Barbara Hershey plays the mother, who still treats Nina like a child, right down to providing stuffed pink animals and a ballerina music box in her tiny bedroom. (Of course, the mother is a failed dancer herself, who abandoned her career once she became pregnant with Nina and who now cranks up the pressure on Nina to succeed.) The former star ballerina is played with over-the-top bravado by Winona Ryder, who spits out her lines like an adder. She is the Ghost of Ballerina Future, a reminder of what might happen to Nina once she grows too old to perform with gusto.
It is less the plotline than the visual sumptuousness that makes Black Swan such a pleasure to watch. Though many viewers will make comparisons to The Red Shoes, the iconic 1948 British film about the dangers of ballet which was celebrated for its lush use of color, probably a more apt cinematic touchstone is Repulsion, Roman Polanski's 1965 masterpiece about the gradual crack-up of a shy, withdrawn and sexually naive young woman. Following the same approach of making viewers wonder what is real and what is going on only in the dancer's mind, Aronofsky and cinematographer Matthew Libatique include many shots that involve doubles or mirror images, and they employ a host of swish pans, shock cuts and disappearing shadows to suggest that while Nina may be succeeding on the dance floor, things are not nearly so settled in her psyche.

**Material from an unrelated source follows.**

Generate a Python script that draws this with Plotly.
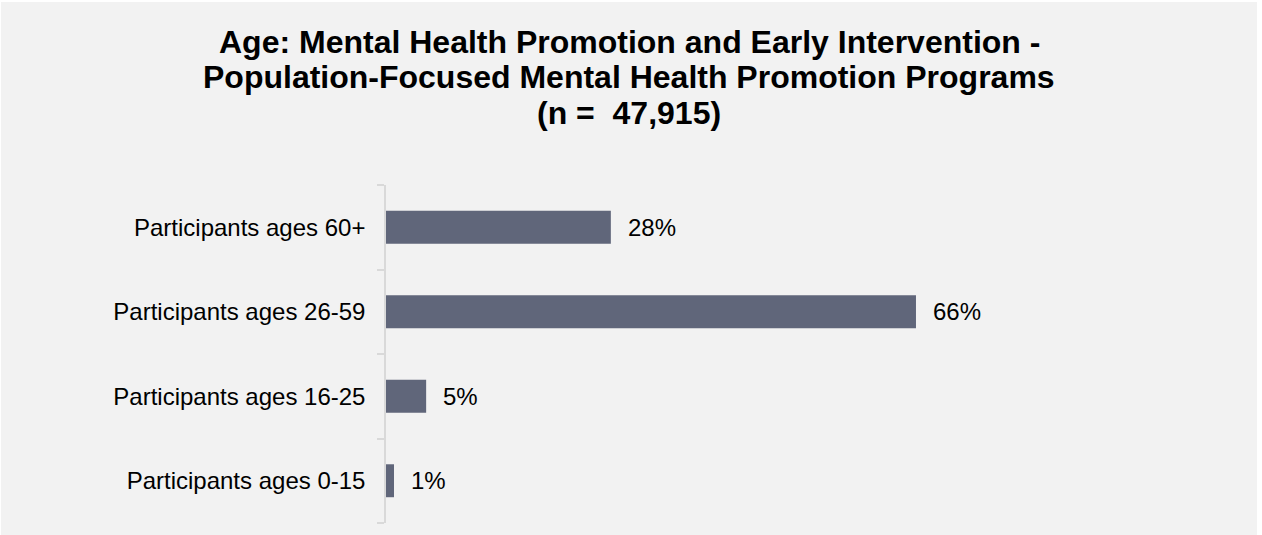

The film is not simply the tale of a mentally deranged dancer trying to reconcile her personal and professional life. The film suggests that much of the craziness of Nina's life, from late-night bar scenes to self-mutilation, is part of the creative process and that for Nina to achieve the power and presence she needs onstage she must travel this mapped-out road of depravity, even if only in her mind. That some of the scenes are shown as real, some as imagined and some as a twisted combination of real and imagined gives Black Swan its power.